New polling from The Post and ABC News offers some additional insight into partisan views of education. For example, one of the factors that was identified as being a source of frustration for those evaluating how schools are run in each state was the response to the coronavirus pandemic. It’s certainly the case that there was a lot of expressed frustration about mask rules. But The Post-ABC poll finds that half of Republicans think the rules governing the pandemic in their local schools were either about right or not strict enough. There is, however, a 41-point gap between the parties when considering just those who think the policies were “too strict.”

The Virginia race also focused heavily on the question of how much say parents should have in educational curriculums, thanks in part to the Democratic nominee, Terry McAuliffe, making a comment that parents shouldn’t dictate what children are taught. Most Americans think that parents should have some say in what children are learning, with nearly half saying that parents should have a lot of say. On that question, there was again a wide partisan divide, with three-quarters of Republicans saying parents should have “a lot” of say, 48 percentage points more than among Democrats.

That question heavily centered on how issues of race are taught in schools. Thanks largely to right-wing activism and the focus of conservative media, the idea that schools are teaching critical race theory — an intellectual movement that examines the way policies and laws perpetuate systemic racism — gained traction in the months leading up to the election. Schools almost universally aren’t teaching critical race theory but, instead, have often (though, again, not universally) increased the attention paid to how historic racism still has effects in American society.

The Post-ABC poll asked specifically about that: How much should those lingering effects be taught? More than two-thirds of adults said they should be taught a “great deal” or a “good amount” — but most Republicans thought it should be taught “not so much” or “not at all.”

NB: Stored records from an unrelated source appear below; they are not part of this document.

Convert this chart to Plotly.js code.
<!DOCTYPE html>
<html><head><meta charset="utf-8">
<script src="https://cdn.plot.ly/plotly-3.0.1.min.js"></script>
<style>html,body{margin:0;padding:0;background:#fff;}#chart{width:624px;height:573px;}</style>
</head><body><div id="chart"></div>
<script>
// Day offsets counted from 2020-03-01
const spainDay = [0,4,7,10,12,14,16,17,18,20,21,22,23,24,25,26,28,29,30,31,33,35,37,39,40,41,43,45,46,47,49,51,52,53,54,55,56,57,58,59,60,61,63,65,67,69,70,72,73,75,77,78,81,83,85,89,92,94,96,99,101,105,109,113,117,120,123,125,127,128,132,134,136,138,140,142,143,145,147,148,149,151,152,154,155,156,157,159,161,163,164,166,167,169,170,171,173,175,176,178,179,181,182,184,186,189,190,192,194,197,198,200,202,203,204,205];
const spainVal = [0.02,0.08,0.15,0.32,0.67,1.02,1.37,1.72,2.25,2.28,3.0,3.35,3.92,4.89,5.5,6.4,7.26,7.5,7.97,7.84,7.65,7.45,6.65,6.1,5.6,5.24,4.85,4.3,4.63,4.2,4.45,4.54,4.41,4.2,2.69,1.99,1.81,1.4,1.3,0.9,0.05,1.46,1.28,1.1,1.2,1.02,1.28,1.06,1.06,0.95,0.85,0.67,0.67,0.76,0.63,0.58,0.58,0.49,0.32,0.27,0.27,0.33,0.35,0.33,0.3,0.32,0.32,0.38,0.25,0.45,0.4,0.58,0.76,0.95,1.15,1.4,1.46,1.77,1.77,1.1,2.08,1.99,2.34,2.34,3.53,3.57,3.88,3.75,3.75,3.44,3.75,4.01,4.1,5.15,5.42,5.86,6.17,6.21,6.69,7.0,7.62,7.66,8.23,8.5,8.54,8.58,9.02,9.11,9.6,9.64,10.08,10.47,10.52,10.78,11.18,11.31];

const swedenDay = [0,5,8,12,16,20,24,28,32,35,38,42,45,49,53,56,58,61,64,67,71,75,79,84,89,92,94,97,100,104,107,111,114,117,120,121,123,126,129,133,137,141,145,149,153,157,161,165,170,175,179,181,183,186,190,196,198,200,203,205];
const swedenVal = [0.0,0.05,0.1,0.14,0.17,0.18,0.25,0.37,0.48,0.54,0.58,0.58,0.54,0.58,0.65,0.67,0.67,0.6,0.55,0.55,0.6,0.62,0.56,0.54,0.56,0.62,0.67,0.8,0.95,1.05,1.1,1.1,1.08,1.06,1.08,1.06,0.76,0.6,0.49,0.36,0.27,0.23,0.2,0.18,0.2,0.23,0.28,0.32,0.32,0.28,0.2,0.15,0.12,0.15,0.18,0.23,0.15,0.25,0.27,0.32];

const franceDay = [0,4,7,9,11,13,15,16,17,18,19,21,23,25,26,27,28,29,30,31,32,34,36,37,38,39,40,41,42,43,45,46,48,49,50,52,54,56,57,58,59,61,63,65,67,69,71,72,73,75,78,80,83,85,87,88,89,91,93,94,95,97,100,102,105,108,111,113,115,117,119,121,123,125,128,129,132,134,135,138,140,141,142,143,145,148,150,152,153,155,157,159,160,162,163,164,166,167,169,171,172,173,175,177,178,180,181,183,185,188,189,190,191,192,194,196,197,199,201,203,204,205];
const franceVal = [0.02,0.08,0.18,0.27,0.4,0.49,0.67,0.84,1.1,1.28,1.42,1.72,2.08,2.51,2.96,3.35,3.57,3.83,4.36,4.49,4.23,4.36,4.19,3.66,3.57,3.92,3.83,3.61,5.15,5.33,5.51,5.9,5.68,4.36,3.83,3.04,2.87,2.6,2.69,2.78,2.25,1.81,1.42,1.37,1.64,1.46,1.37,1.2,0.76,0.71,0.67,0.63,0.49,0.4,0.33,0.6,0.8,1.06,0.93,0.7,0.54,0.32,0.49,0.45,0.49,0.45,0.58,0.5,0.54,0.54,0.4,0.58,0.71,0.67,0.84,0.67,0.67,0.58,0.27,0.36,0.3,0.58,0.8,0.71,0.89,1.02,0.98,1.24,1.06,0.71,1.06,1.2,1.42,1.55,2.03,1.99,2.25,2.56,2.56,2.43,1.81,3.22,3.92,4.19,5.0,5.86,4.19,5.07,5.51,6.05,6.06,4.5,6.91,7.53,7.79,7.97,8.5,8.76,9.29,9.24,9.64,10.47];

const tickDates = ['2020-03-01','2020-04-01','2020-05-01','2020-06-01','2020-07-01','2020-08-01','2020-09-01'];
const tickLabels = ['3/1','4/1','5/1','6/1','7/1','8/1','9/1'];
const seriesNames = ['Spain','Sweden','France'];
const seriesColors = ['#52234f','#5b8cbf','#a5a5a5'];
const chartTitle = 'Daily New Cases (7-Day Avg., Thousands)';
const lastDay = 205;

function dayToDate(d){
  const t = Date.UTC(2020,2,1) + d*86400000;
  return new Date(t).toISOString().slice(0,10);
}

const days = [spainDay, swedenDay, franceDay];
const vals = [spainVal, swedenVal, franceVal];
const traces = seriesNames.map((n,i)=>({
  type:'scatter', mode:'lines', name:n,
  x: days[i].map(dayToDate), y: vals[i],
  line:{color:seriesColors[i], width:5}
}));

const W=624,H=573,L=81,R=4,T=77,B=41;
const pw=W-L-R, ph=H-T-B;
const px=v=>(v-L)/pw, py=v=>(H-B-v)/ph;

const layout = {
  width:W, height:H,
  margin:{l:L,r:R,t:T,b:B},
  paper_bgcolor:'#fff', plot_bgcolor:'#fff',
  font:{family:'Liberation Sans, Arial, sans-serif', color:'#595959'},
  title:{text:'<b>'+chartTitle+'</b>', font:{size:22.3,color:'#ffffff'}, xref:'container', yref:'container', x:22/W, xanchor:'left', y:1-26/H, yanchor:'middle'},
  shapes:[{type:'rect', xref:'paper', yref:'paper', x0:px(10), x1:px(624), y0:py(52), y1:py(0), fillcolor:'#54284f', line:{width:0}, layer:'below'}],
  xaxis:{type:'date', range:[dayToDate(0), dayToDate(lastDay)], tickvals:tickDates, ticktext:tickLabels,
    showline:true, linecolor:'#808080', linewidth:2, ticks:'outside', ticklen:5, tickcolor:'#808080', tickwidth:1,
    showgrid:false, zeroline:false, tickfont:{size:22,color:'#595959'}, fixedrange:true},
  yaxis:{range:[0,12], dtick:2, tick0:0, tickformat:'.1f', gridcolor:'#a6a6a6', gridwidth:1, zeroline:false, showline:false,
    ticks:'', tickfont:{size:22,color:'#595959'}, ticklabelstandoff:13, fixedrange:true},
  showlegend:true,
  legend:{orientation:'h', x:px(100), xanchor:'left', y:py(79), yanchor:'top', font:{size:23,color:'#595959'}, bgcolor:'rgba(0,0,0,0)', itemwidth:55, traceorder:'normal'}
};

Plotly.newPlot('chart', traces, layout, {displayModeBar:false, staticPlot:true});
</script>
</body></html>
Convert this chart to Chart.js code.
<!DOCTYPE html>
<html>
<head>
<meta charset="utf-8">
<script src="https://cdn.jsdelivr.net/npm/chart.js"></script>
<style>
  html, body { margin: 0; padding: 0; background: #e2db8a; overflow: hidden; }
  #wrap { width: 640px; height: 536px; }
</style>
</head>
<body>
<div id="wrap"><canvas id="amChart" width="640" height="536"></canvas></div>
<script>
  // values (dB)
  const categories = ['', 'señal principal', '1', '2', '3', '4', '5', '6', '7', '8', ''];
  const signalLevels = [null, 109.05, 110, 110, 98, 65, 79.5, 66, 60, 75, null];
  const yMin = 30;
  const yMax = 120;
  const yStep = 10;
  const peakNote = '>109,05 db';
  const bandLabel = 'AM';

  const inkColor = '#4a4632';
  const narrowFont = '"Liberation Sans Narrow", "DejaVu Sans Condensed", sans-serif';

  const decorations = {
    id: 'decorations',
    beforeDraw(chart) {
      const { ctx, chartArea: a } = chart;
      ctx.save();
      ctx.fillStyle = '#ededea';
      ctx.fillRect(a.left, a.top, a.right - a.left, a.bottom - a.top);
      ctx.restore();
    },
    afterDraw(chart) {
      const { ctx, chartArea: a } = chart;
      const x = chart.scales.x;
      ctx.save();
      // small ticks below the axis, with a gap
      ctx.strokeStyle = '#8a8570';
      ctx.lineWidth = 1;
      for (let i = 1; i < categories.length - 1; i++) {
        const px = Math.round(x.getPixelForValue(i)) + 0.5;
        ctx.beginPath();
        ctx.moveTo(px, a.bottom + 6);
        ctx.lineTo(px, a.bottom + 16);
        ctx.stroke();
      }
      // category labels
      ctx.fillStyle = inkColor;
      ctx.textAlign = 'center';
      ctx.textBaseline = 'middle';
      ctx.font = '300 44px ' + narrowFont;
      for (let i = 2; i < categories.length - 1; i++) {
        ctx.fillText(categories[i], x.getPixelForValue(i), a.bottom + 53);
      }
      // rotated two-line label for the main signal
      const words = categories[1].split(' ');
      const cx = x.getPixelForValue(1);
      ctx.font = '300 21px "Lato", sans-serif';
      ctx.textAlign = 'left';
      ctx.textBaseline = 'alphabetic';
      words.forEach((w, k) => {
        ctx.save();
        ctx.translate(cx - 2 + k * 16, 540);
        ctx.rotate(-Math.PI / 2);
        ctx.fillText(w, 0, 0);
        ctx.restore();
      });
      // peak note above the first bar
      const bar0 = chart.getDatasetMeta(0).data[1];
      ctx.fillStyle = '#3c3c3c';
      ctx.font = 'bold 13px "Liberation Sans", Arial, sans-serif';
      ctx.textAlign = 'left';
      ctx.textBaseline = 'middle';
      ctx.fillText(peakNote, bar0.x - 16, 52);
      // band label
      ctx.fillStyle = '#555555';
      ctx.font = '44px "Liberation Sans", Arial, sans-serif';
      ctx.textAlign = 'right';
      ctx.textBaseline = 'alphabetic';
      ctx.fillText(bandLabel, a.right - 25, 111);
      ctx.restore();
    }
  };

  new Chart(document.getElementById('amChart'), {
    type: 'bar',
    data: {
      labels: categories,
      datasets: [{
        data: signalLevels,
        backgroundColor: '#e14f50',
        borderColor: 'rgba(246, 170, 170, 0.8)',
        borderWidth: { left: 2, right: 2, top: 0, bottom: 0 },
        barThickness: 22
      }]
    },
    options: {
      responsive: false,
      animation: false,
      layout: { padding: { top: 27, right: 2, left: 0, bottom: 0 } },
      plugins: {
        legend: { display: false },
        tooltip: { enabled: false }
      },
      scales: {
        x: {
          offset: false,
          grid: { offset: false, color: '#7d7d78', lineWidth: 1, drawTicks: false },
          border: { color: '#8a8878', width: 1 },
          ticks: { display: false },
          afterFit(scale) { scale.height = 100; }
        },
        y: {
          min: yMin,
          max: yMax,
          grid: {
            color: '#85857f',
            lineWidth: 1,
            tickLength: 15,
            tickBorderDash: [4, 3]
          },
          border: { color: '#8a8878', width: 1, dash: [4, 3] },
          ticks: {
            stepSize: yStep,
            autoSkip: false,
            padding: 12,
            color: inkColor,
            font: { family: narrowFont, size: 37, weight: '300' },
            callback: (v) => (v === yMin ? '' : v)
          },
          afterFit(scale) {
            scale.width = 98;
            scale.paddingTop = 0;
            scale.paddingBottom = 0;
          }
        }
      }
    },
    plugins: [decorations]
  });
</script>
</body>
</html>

This is a more nuanced question than one posed by Monmouth University in a recent poll (though, of course, I’m a bit biased). Monmouth asked if schools should teach the history of racism, finding that 4-in-10 Republicans said they shouldn’t. The question in our poll focused specifically on the effects of racism, with a greater percentage of Republicans expressing disapproval.

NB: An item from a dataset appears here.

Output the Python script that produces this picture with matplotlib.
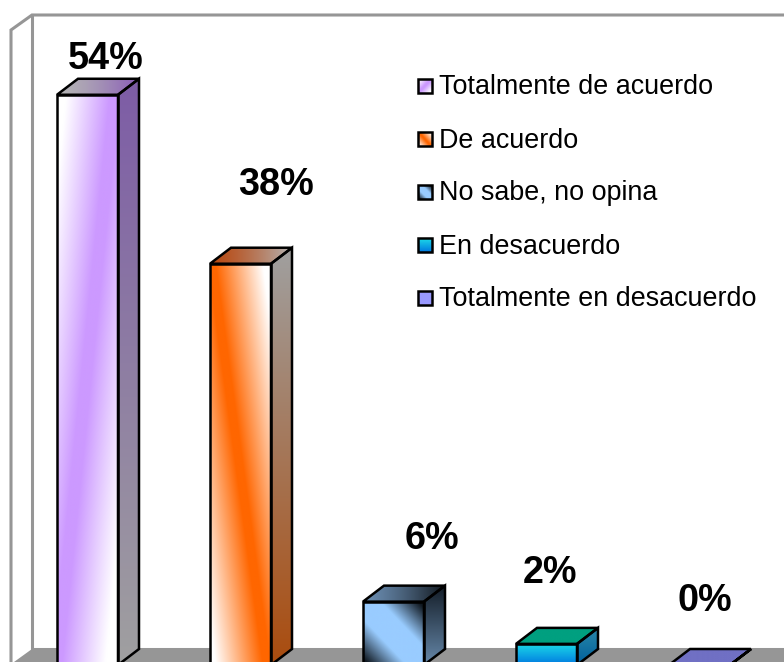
import numpy as np
import matplotlib
matplotlib.use('Agg')
import matplotlib.pyplot as plt
from matplotlib.patches import Polygon, Rectangle

plt.rcParams['font.family'] = ['Liberation Sans', 'DejaVu Sans']

categories = ['Totalmente de acuerdo', 'De acuerdo', 'No sabe, no opina',
              'En desacuerdo', 'Totalmente en desacuerdo']
values = [54, 38, 6, 2, 0]
value_labels = ['54%', '38%', '6%', '2%', '0%']

# pixel offset of each data label from the top of its bar
label_dx = [18, 35, 38, 3, 5]
label_dy = [36, 79, 63, 71, 64]

# front face: colour goes c0 -> c1 with (|au*u + av*v + off| - lo) / w
front_grad = [
    (1, 0.95, -0.95, 0.08, 0.72, '#CC99FF', '#FFFFFF'),
    (1, -0.9, -0.03, 0.06, 0.78, '#FF6600', '#FFFFFF'),
    (1, -1, 0, 0.28, 0.62, '#99CCFF', '#101820'),
    (0, 1, 0, 0, 1, '#1CDCE8', '#0078E0'),
    (0, 1, 0, 0, 1, '#9999FF', '#9999FF'),
]
# side goes top -> bottom, top face goes left -> right
side_cols = [('#7D5CA6', '#A0A0A0'), ('#A0A0A0', '#AA4C0E'), ('#131C26', '#6688AA'),
             ('#2A88A8', '#005F9C'), ('#5C5CA8', '#5C5CA8')]
top_cols = [('#B4B4B4', '#8A5CB8'), ('#B84A14', '#B4B4B4'), ('#6A8CB0', '#10161C'),
            ('#00A080', '#00A080'), ('#7070C4', '#7070C4')]

W, H = 784, 662
FRAME = '#969696'
EDGE_LW = 1.8

# bar axes limits and depth, picked so the bars land where they do in the picture
X_STEP = 153.0
X_FIRST = 87.5
Y_ZERO = 665.0
Y_SCALE = 10.56
BAR_W = 61 / X_STEP
DEPTH_X = 21 / X_STEP
DEPTH_Y = 16 / Y_SCALE


def rgb(c):
    return np.array(matplotlib.colors.to_rgb(c))


def paint(ax, extent, clip, func):
    """Fill extent with an image of func(u, v) and clip it to a patch."""
    n = 200
    u, v = np.meshgrid(np.linspace(0, 1, n), np.linspace(0, 1, n))
    img = ax.imshow(func(u, v), extent=extent, aspect='auto', origin='upper',
                    interpolation='bilinear', zorder=2)
    img.set_clip_path(clip)


def mix(c0, c1, t):
    t = np.clip(t, 0, 1)[..., None]
    return rgb(c0) * (1 - t) + rgb(c1) * t


def front_func(style):
    au, av, off, lo, w, c0, c1 = style
    return lambda u, v: mix(c0, c1, (np.abs(au * u + av * v + off) - lo) / w)


fig = plt.figure(figsize=(W / 100, H / 100), dpi=100)

# frame, floor and legend in plain pixels
bg = fig.add_axes([0, 0, 1, 1])
bg.set_xlim(0, W)
bg.set_ylim(H, 0)
bg.axis('off')
bg.add_patch(Polygon([(32, 649), (W, 649), (W, H), (14, H)], fc=FRAME, ec='none'))
bg.plot([11, 11, 32, W], [H, 30, 15, 15], color=FRAME, lw=2.2, solid_joinstyle='miter')
bg.plot([32, 32, W], [15, 649, 649], color=FRAME, lw=2.2, solid_joinstyle='miter')

# bars in data coordinates
ax = fig.add_axes([0, 0, 1, 1])
ax.patch.set_alpha(0)
ax.set_xlim(-X_FIRST / X_STEP, (W - X_FIRST) / X_STEP)
ax.set_ylim((Y_ZERO - H) / Y_SCALE, Y_ZERO / Y_SCALE)
ax.autoscale(False)
ax.axis('off')

xs = np.arange(len(values))
for i, val in enumerate(values):
    x0, x1 = i - BAR_W / 2, i + BAR_W / 2
    side = Polygon([(x1, 0), (x1 + DEPTH_X, DEPTH_Y), (x1 + DEPTH_X, val + DEPTH_Y), (x1, val)],
                   fc='none', ec='black', lw=EDGE_LW, zorder=3, joinstyle='miter')
    top = Polygon([(x0, val), (x1, val), (x1 + DEPTH_X, val + DEPTH_Y), (x0 + DEPTH_X, val + DEPTH_Y)],
                  fc='none', ec='black', lw=EDGE_LW, zorder=3, joinstyle='miter')
    ax.add_patch(side)
    ax.add_patch(top)
    s0, s1 = side_cols[i]
    t0, t1 = top_cols[i]
    paint(ax, (x1, x1 + DEPTH_X, 0, val + DEPTH_Y), side,
          lambda u, v, a=s0, b=s1: mix(a, b, v))
    paint(ax, (x0, x1 + DEPTH_X, val, val + DEPTH_Y), top,
          lambda u, v, a=t0, b=t1: mix(a, b, u ** 1.4))

bars = ax.bar(xs, values, width=BAR_W, facecolor='none', edgecolor='black',
              linewidth=EDGE_LW, zorder=3)
for i, rect in enumerate(bars):
    if values[i] > 0:
        paint(ax, (rect.get_x(), rect.get_x() + rect.get_width(), 0, values[i]), rect,
              front_func(front_grad[i]))

for i, val in enumerate(values):
    ax.annotate(value_labels[i], (i, val), xytext=(label_dx[i], label_dy[i]),
                textcoords='offset pixels', ha='center', va='center', annotation_clip=False,
                fontsize=27.2, fontweight='bold', color='black', zorder=4)

# legend
for i, name in enumerate(categories):
    yc = 86 + 53 * i
    box = Rectangle((418, yc - 7), 14, 14, fc='none', ec='black', lw=EDGE_LW, zorder=3)
    bg.add_patch(box)
    paint(bg, (418, 432, yc + 7, yc - 7), box, front_func(front_grad[i]))
    bg.text(439, yc + 1.5, name, fontsize=19.35, color='black', va='center', ha='left', zorder=4)
bg.set_xlim(0, W)
bg.set_ylim(H, 0)

fig.savefig('out.png', dpi=100)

Here’s the kicker and I think the most logical explanation for what happened:

There have been some efforts to suggest that the attention being paid to this issue is primarily a function of parental discontent, that the conservative media’s emphasis on critical race theory was the hatched chicken, not the egg. This argument is hard to adjudicate since the lines can get blurry, but it is clearly the case that one conservative activist, Chris Rufo, is heavily and proudly responsible for both elevating critical race theory and repurposing the term to refer to a wide array of race-related concepts. It is also worth noting that Fox News’s focus on the issue, frequent during the spring and summer, reemerged in October — and faded quickly after the elections in Virginia and New Jersey.

Perhaps this is because the network was mostly discussing it in the context of schools because it had become a salient issue for the election (again to some significant extent because Fox had helped elevate it and Rufo). Perhaps it was because those on the right who hoped to see Republican gains in the Virginia and New Jersey elections believed that the mission had largely been accomplished…

Whether you expect this change to negatively affect students in those places probably depends on your politics. Whether we might expect this to be a centerpiece of future elections probably depends on Fox News.

Honestly, I doubt it will be the centerpiece of the elections a year from now. The right moves very quickly with its culture war propaganda these days and they time it to take advantage of peak hysteria. It’s possible that this will be live next November but if I had to bet they’ll have something fresh to stimulate the rubes.